To do this, we built a simple Bessel-beam projector using off-the-shelf parts. The projector consisted of an adapter to accept a single-mode fiber as the source and a 1-inch lens holder containing an axicon grating. Both were mounted on a small breadboard plate positioned where the laser would ultimately be placed. A single-mode fiber provided the input on the left, while the axicon grating generated the Bessel beam to the right.
I used a small CCD camera as the detector, optionally paired with a low-power microscope objective. The setup also works without an objective, provided a short tube is left on the camera to prevent ambient light from flooding the sensor. A simple cube mount held the components together as in the picture. The shorter the tube length, the lower the magnification.

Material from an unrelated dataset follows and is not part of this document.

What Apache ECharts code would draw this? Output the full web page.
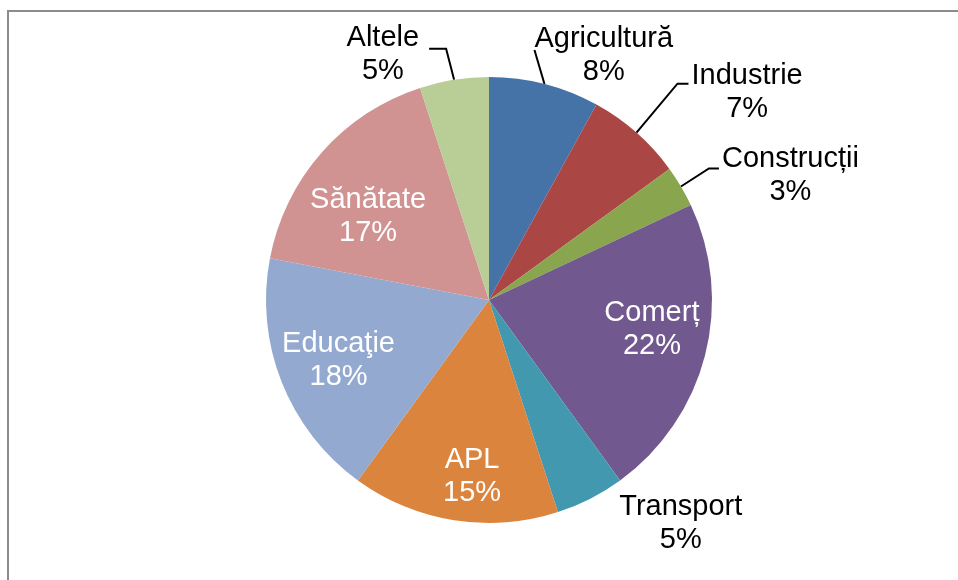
<!DOCTYPE html>
<html>
<head>
<meta charset="utf-8">
<script src="https://cdn.jsdelivr.net/npm/echarts@6/dist/echarts.min.js"></script>
<style>
  html, body { margin: 0; background: #fff; }
  #chart { width: 958px; height: 580px; }
</style>
</head>
<body>
<div id="chart"></div>
<script>
const categories = ['Agricultură', 'Industrie', 'Construcții', 'Comerț', 'Transport', 'APL', 'Educaţie', 'Sănătate', 'Altele']
const shares = [8, 7, 3, 22, 5, 15, 18, 17, 5]
const sliceColors = ['#4572a7', '#aa4643', '#89a54e', '#71588f', '#4198af', '#db843d', '#93a9cf', '#d19392', '#b9cd96']
const insideNames = ['Comerț', 'APL', 'Educaţie', 'Sănătate']

const LINE_H = 33

// nudges for the labels inside the slices (px)
const insideShift = {
  'Comerț': [52, 1],
  'APL': [1, 63],
  'Educaţie': [-44, 18],
  'Sănătate': [-35, -8]
}

// leader lines, relative to the point on the rim the pie gives us
const leader = {
  'Agricultură': { elbow: [-10, -34], end: [-10, -34], side: 1, gap: 0, dy: -11 },
  'Industrie': { elbow: [41, -49], end: [52, -49], side: 1, gap: 3, dy: -8 },
  'Construcții': { elbow: [28, -18], end: [38, -18], side: 1, gap: 3, dy: -9 },
  'Transport': { elbow: [29, 0], end: [29, 0], side: 1, gap: 0, dy: 8 },
  'Altele': { elbow: [-8, -31], end: [-25, -31], side: -1, gap: 10, dy: -11 }
}

const chart = echarts.init(document.getElementById('chart'))

const pieData = categories.map((name, i) => {
  const inside = insideNames.includes(name)
  return {
    name,
    value: shares[i],
    itemStyle: { color: sliceColors[i] },
    label: {
      position: inside ? 'inside' : 'outside',
      color: inside ? '#fff' : '#000'
    },
    labelLine: {
      show: !inside,
      lineStyle: name === 'Transport' ? { opacity: 0 } : {}
    }
  }
})

chart.setOption({
  animation: false,
  graphic: [{
    type: 'rect',
    silent: true,
    z: -1,
    shape: { x: 8, y: 11, width: 1000, height: 1000 },
    style: { fill: 'none', stroke: '#8c8c8c', lineWidth: 2 }
  }],
  series: [{
    type: 'pie',
    center: [489, 300],
    radius: 223,
    startAngle: 90,
    clockwise: true,
    percentPrecision: 0,
    avoidLabelOverlap: false,
    data: pieData,
    itemStyle: { borderWidth: 0 },
    label: {
      formatter: '{b}\n{d}%',
      fontFamily: '"Liberation Sans", Arial, sans-serif',
      fontSize: 29,
      lineHeight: LINE_H
    },
    labelLine: {
      length: 20,
      length2: 10,
      lineStyle: { color: '#000', width: 2 }
    },
    labelLayout(params) {
      const name = categories[params.dataIndex]
      const rect = params.labelRect
      if (insideShift[name]) {
        const s = insideShift[name]
        return {
          x: rect.x + rect.width / 2 + s[0],
          y: rect.y + rect.height / 2 + s[1],
          align: 'center',
          verticalAlign: 'middle'
        }
      }
      const cfg = leader[name]
      const pts = params.labelLinePoints
      if (!cfg || !pts) return {}
      const rim = pts[0]
      const elbow = [rim[0] + cfg.elbow[0], rim[1] + cfg.elbow[1]]
      const end = [rim[0] + cfg.end[0], rim[1] + cfg.end[1]]
      return {
        x: end[0] + cfg.side * (cfg.gap + rect.width / 2),
        y: end[1] + cfg.dy + LINE_H / 2,
        align: 'center',
        verticalAlign: 'middle',
        labelLinePoints: [rim, elbow, end]
      }
    }
  }]
})
</script>
</body>
</html>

As I proceeded with the alignment, I saved several images as examples of what was seen by the detector. The picture on the left is an example of the Bessel beam misaligned by several mm. The rings show the direction to adjust the alignment to center the core of the Bessel beam on the camera.

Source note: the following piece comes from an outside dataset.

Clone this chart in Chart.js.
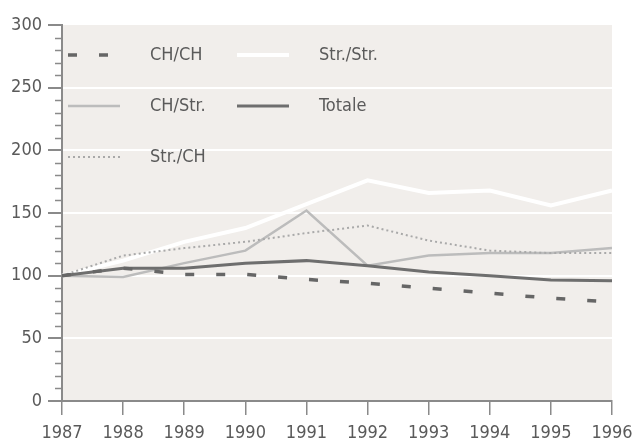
<!DOCTYPE html>
<html>
<head>
<meta charset="utf-8">
<script src="https://cdn.jsdelivr.net/npm/chart.js@4.4.1/dist/chart.umd.min.js"></script>
<style>
    body { margin: 0; background: #ffffff; }
    #chart { display: block; }
</style>
</head>
<body>
<canvas id="chart" width="632" height="441"></canvas>
<script>

// ================= DATA =================

const years = ["1987", "1988", "1989", "1990", "1991", "1992", "1993", "1994", "1995", "1996"];

const chCh = [100, 106, 101, 101, 97, 94, 90, 86, 82, 79];
const chStr = [100, 99, 110, 120, 152, 108, 116, 118, 118, 122];
const strCh = [100, 116, 122, 127, 134, 140, 128, 120, 118, 118];
const strStr = [100, 112, 127, 138, 157, 176, 166, 168, 156, 168];
const totale = [100, 106, 106, 110, 112, 108, 103, 100, 96.5, 96];

const yTicks = [0, 50, 100, 150, 200, 250, 300];

const FONT = "'Liberation Sans Narrow', 'DejaVu Sans Condensed', sans-serif";
const TEXT = "#5a5a5a";
const AXIS = "#8a8a8a";

// ================= PLUGINS =================

// plot background
const plotBg = {
    id: "plotBg",
    beforeDraw(chart) {
        const a = chart.chartArea;
        const ctx = chart.ctx;
        ctx.save();
        ctx.fillStyle = "#f1eeeb";
        ctx.fillRect(a.left, a.top, a.right - a.left, a.bottom - a.top);
        ctx.restore();
    }
};

// minor ticks every 10 on the y axis
const minorTicks = {
    id: "minorTicks",
    afterDraw(chart) {
        const y = chart.scales.y;
        const ctx = chart.ctx;
        ctx.save();
        ctx.strokeStyle = AXIS;
        ctx.lineWidth = 1.5;
        for (let v = 0; v <= 300; v += 10) {
            if (v % 50 === 0) continue;
            const py = Math.round(y.getPixelForValue(v)) + 0.5;
            ctx.beginPath();
            ctx.moveTo(y.right - 7, py);
            ctx.lineTo(y.right, py);
            ctx.stroke();
        }
        ctx.restore();
    }
};

// legend inside the plot, two columns
const insideLegend = {
    id: "insideLegend",
    afterDatasetsDraw(chart) {
        const a = chart.chartArea;
        const ctx = chart.ctx;
        const cols = [[0, 1, 2], [3, 4]];
        const colX = [6, 175];
        const rowY = [30, 81, 132];
        ctx.save();
        ctx.font = "18px " + FONT;
        ctx.textBaseline = "middle";
        cols.forEach((col, c) => {
            col.forEach((di, r) => {
                const ds = chart.data.datasets[di];
                const x = a.left + colX[c];
                const y = a.top + rowY[r];
                ctx.strokeStyle = ds.borderColor;
                ctx.lineWidth = ds.borderWidth;
                ctx.setLineDash(ds.borderDash || []);
                ctx.beginPath();
                ctx.moveTo(x, y);
                ctx.lineTo(x + 52, y);
                ctx.stroke();
                ctx.setLineDash([]);
                ctx.fillStyle = TEXT;
                ctx.fillText(ds.label, x + 82, y);
            });
        });
        ctx.restore();
    }
};

// ================= CHART =================

new Chart(document.getElementById("chart"), {

    type: "line",

    data: {

        labels: years,

        datasets: [
            {
                label: "CH/CH",
                data: chCh,
                borderColor: "#666666",
                borderWidth: 3.5,
                borderDash: [9, 22],
                order: 0
            },
            {
                label: "CH/Str.",
                data: chStr,
                borderColor: "#bcbcbc",
                borderWidth: 2.5,
                order: 3
            },
            {
                label: "Str./CH",
                data: strCh,
                borderColor: "#a9a9a9",
                borderWidth: 2,
                borderDash: [2, 3],
                order: 2
            },
            {
                label: "Str./Str.",
                data: strStr,
                borderColor: "#ffffff",
                borderWidth: 4,
                order: 4
            },
            {
                label: "Totale",
                data: totale,
                borderColor: "#6e6e6e",
                borderWidth: 3,
                order: 1
            }
        ]

    },

    options: {

        responsive: false,
        animation: false,
        devicePixelRatio: 1,

        layout: {
            padding: { top: 25, right: 20, left: 0, bottom: 0 }
        },

        elements: {
            point: { radius: 0 },
            line: { tension: 0, fill: false }
        },

        plugins: {
            legend: { display: false },
            tooltip: { enabled: false }
        },

        scales: {

            x: {
                offset: false,
                afterFit(scale) {
                    scale.height = 40;
                    scale.paddingLeft = 0;
                    scale.paddingRight = 0;
                },
                border: { color: AXIS, width: 2 },
                grid: {
                    drawOnChartArea: false,
                    drawTicks: true,
                    tickLength: 14,
                    tickColor: AXIS,
                    lineWidth: 1.5
                },
                ticks: {
                    color: TEXT,
                    font: { family: FONT, size: 18 },
                    padding: 8,
                    maxRotation: 0,
                    autoSkip: false
                }
            },

            y: {
                min: 0,
                max: 300,
                afterFit(scale) { scale.width = 62; },
                afterBuildTicks(scale) {
                    scale.ticks = yTicks.map(v => ({ value: v }));
                },
                border: { color: AXIS, width: 2 },
                grid: {
                    color: ctx => ctx.tick && ctx.tick.value > 0 && ctx.tick.value < 300 ? "#ffffff" : "rgba(0,0,0,0)",
                    lineWidth: 2,
                    drawTicks: true,
                    tickLength: 14,
                    tickColor: AXIS
                },
                ticks: {
                    color: TEXT,
                    font: { family: FONT, size: 18 },
                    padding: 6
                }
            }

        }

    },

    plugins: [plotBg, minorTicks, insideLegend]

});

</script>
</body>
</html>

Once the beam is centered it looks like the picture on the right. The azimuthal variation in intensity is due to the beam being partially blocked upstream from where this image was taken by a scraper mirror. Despite a Bessel beam being “self-healing”, the intensity distribution depends on the geometry of where the beam was obstructed or what apertures were used before the beam gets to the detector.
Once the beam passed through a beam expanded in our setup it looked like this. All the Bessel beam photos were the full camera format of about 6.5 mm diagonal using the 5x infinite conjugate objective.
The alignment of the optics straight forward using the Bessel beam and a HeNe laser as the source for the single mode fiber. The fiber coupler on the laser provided a means of adjusting the source intensity by misaligning the input to the fiber.
Once the beam got beyond the ZnSe beam expander and to the ZnSe beam splitter coated for use at 10.6 µm, the laser had insufficient intensity to view the beam on the camera. We switched to a cheap, battery operated fiber optics fault detector. It was sufficiently bright to finish the alignment.
Once both arms of the interferometer were aligned it was possible to go back to the HeNe laser and get dim, but good contrast visible light fringes on the camera due to the coherence of the laser. With the interferometer pre-aligned in the visible we were able to replace the Bessel beam projector with the CO₂ laser and use a bolometer to camera to see fringes from the moment we turned on the CO₂ laser.
To conclude, using a Bessel beam made our alignment much safer and simpler. Clearly this won’t work if there are elements in the system that do not transmit in the visible, but often there are groups of several mirrors that must be mutually aligned, and these can be done as a subset of the entire alignment in the visible. Even in the visible, the Bessel beam method with the simple camera and objective as a detector avoids possible eye injury because you can still see where the beam is going even though you have eye protection that blocks the real beam.